<<<<
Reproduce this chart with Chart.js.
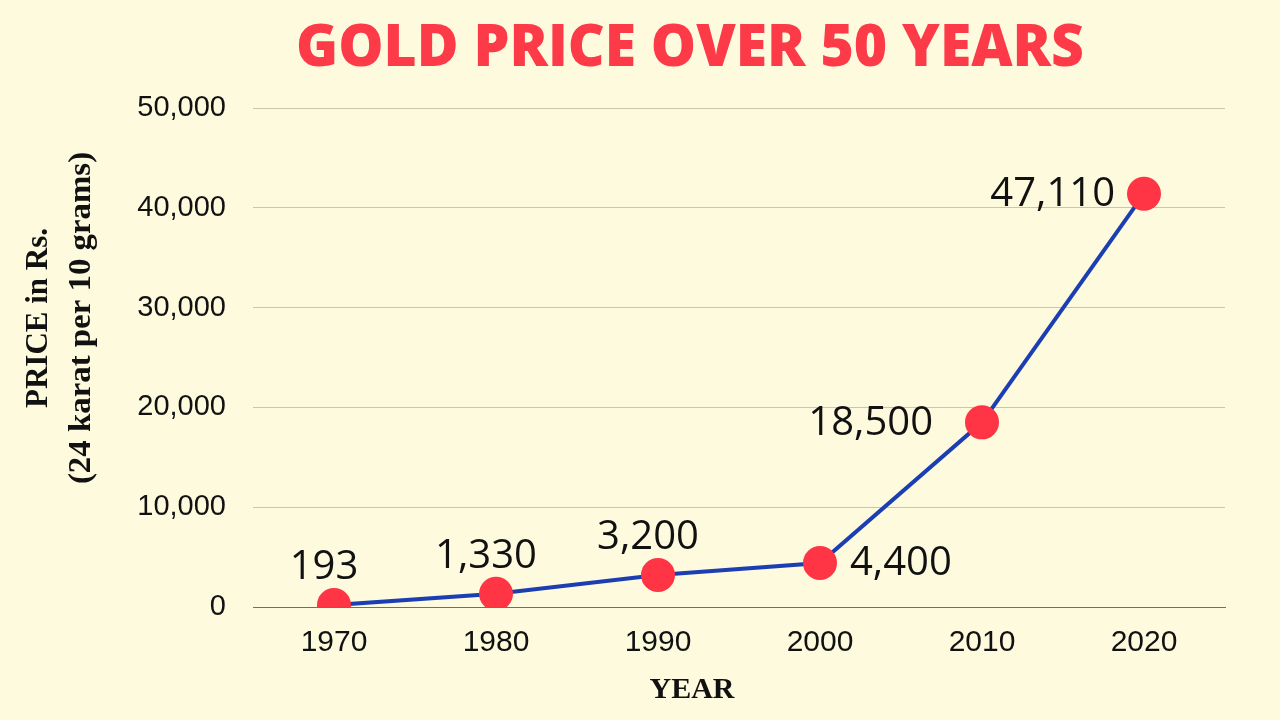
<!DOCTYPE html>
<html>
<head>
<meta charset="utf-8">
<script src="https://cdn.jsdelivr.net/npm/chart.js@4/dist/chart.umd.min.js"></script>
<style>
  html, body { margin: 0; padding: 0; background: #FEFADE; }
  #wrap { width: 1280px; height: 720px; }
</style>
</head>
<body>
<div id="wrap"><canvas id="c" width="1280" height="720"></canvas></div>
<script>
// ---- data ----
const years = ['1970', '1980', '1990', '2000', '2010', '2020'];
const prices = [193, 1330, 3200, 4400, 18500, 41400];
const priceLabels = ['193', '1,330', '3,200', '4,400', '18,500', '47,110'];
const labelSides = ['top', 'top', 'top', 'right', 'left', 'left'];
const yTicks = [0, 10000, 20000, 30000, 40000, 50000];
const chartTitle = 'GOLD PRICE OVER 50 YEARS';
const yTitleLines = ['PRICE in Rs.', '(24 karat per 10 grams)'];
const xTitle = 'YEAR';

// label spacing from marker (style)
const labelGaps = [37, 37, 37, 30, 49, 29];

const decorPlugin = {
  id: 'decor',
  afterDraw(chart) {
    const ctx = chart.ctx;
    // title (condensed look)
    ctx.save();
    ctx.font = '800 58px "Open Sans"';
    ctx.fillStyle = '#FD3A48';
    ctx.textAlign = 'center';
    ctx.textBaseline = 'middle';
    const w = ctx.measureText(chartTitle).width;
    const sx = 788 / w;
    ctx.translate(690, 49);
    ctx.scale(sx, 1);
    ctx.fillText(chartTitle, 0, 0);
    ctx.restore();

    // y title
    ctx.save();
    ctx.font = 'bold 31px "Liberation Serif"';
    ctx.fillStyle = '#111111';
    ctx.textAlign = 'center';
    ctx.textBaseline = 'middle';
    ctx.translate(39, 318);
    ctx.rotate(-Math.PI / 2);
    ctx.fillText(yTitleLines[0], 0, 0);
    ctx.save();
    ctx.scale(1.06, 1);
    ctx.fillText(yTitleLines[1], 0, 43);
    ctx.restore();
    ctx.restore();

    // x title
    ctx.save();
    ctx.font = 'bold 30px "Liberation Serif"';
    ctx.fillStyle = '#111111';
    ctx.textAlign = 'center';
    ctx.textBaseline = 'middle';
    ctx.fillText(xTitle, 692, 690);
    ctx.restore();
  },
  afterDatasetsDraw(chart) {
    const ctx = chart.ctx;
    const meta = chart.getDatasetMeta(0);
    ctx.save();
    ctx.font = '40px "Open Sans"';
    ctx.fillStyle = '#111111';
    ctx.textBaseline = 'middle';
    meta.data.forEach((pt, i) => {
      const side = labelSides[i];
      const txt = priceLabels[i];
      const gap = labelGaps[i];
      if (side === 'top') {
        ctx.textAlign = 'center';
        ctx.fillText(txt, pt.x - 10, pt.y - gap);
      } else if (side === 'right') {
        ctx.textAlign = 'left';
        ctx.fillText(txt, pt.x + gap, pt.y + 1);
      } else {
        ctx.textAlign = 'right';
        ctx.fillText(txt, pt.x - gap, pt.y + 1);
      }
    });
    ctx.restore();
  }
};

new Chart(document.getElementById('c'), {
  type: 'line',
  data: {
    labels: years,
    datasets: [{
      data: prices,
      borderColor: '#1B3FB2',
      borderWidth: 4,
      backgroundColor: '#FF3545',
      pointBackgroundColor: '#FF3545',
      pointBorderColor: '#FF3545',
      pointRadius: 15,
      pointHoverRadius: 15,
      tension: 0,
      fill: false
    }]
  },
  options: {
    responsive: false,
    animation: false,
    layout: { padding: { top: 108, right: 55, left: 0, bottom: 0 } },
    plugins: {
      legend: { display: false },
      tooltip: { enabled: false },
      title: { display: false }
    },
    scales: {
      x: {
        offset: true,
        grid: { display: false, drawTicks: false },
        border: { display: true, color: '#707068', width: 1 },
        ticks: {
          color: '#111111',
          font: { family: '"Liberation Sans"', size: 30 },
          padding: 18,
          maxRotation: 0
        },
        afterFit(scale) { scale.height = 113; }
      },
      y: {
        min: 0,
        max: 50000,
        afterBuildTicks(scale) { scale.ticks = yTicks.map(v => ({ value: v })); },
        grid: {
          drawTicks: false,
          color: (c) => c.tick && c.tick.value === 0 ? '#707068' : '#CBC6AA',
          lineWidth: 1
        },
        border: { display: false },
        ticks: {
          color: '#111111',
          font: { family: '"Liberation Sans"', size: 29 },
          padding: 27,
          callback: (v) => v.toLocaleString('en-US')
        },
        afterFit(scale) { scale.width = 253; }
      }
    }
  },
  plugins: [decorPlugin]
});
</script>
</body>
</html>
>>>>
● WORK INSTRUCTIONS
Transcribe the listing in full. Omit the pictures and keep every line exact.

● ANSWER TO THE TASK
Reproduce this chart with Chart.js.
<!DOCTYPE html>
<html>
<head>
<meta charset="utf-8">
<script src="https://cdn.jsdelivr.net/npm/chart.js@4/dist/chart.umd.min.js"></script>
<style>
  html, body { margin: 0; padding: 0; background: #FEFADE; }
  #wrap { width: 1280px; height: 720px; }
</style>
</head>
<body>
<div id="wrap"><canvas id="c" width="1280" height="720"></canvas></div>
<script>
// ---- data ----
const years = ['1970', '1980', '1990', '2000', '2010', '2020'];
const prices = [193, 1330, 3200, 4400, 18500, 41400];
const priceLabels = ['193', '1,330', '3,200', '4,400', '18,500', '47,110'];
const labelSides = ['top', 'top', 'top', 'right', 'left', 'left'];
const yTicks = [0, 10000, 20000, 30000, 40000, 50000];
const chartTitle = 'GOLD PRICE OVER 50 YEARS';
const yTitleLines = ['PRICE in Rs.', '(24 karat per 10 grams)'];
const xTitle = 'YEAR';

// label spacing from marker (style)
const labelGaps = [37, 37, 37, 30, 49, 29];

const decorPlugin = {
  id: 'decor',
  afterDraw(chart) {
    const ctx = chart.ctx;
    // title (condensed look)
    ctx.save();
    ctx.font = '800 58px "Open Sans"';
    ctx.fillStyle = '#FD3A48';
    ctx.textAlign = 'center';
    ctx.textBaseline = 'middle';
    const w = ctx.measureText(chartTitle).width;
    const sx = 788 / w;
    ctx.translate(690, 49);
    ctx.scale(sx, 1);
    ctx.fillText(chartTitle, 0, 0);
    ctx.restore();

    // y title
    ctx.save();
    ctx.font = 'bold 31px "Liberation Serif"';
    ctx.fillStyle = '#111111';
    ctx.textAlign = 'center';
    ctx.textBaseline = 'middle';
    ctx.translate(39, 318);
    ctx.rotate(-Math.PI / 2);
    ctx.fillText(yTitleLines[0], 0, 0);
    ctx.save();
    ctx.scale(1.06, 1);
    ctx.fillText(yTitleLines[1], 0, 43);
    ctx.restore();
    ctx.restore();

    // x title
    ctx.save();
    ctx.font = 'bold 30px "Liberation Serif"';
    ctx.fillStyle = '#111111';
    ctx.textAlign = 'center';
    ctx.textBaseline = 'middle';
    ctx.fillText(xTitle, 692, 690);
    ctx.restore();
  },
  afterDatasetsDraw(chart) {
    const ctx = chart.ctx;
    const meta = chart.getDatasetMeta(0);
    ctx.save();
    ctx.font = '40px "Open Sans"';
    ctx.fillStyle = '#111111';
    ctx.textBaseline = 'middle';
    meta.data.forEach((pt, i) => {
      const side = labelSides[i];
      const txt = priceLabels[i];
      const gap = labelGaps[i];
      if (side === 'top') {
        ctx.textAlign = 'center';
        ctx.fillText(txt, pt.x - 10, pt.y - gap);
      } else if (side === 'right') {
        ctx.textAlign = 'left';
        ctx.fillText(txt, pt.x + gap, pt.y + 1);
      } else {
        ctx.textAlign = 'right';
        ctx.fillText(txt, pt.x - gap, pt.y + 1);
      }
    });
    ctx.restore();
  }
};

new Chart(document.getElementById('c'), {
  type: 'line',
  data: {
    labels: years,
    datasets: [{
      data: prices,
      borderColor: '#1B3FB2',
      borderWidth: 4,
      backgroundColor: '#FF3545',
      pointBackgroundColor: '#FF3545',
      pointBorderColor: '#FF3545',
      pointRadius: 15,
      pointHoverRadius: 15,
      tension: 0,
      fill: false
    }]
  },
  options: {
    responsive: false,
    animation: false,
    layout: { padding: { top: 108, right: 55, left: 0, bottom: 0 } },
    plugins: {
      legend: { display: false },
      tooltip: { enabled: false },
      title: { display: false }
    },
    scales: {
      x: {
        offset: true,
        grid: { display: false, drawTicks: false },
        border: { display: true, color: '#707068', width: 1 },
        ticks: {
          color: '#111111',
          font: { family: '"Liberation Sans"', size: 30 },
          padding: 18,
          maxRotation: 0
        },
        afterFit(scale) { scale.height = 113; }
      },
      y: {
        min: 0,
        max: 50000,
        afterBuildTicks(scale) { scale.ticks = yTicks.map(v => ({ value: v })); },
        grid: {
          drawTicks: false,
          color: (c) => c.tick && c.tick.value === 0 ? '#707068' : '#CBC6AA',
          lineWidth: 1
        },
        border: { display: false },
        ticks: {
          color: '#111111',
          font: { family: '"Liberation Sans"', size: 29 },
          padding: 27,
          callback: (v) => v.toLocaleString('en-US')
        },
        afterFit(scale) { scale.width = 253; }
      }
    }
  },
  plugins: [decorPlugin]
});
</script>
</body>
</html>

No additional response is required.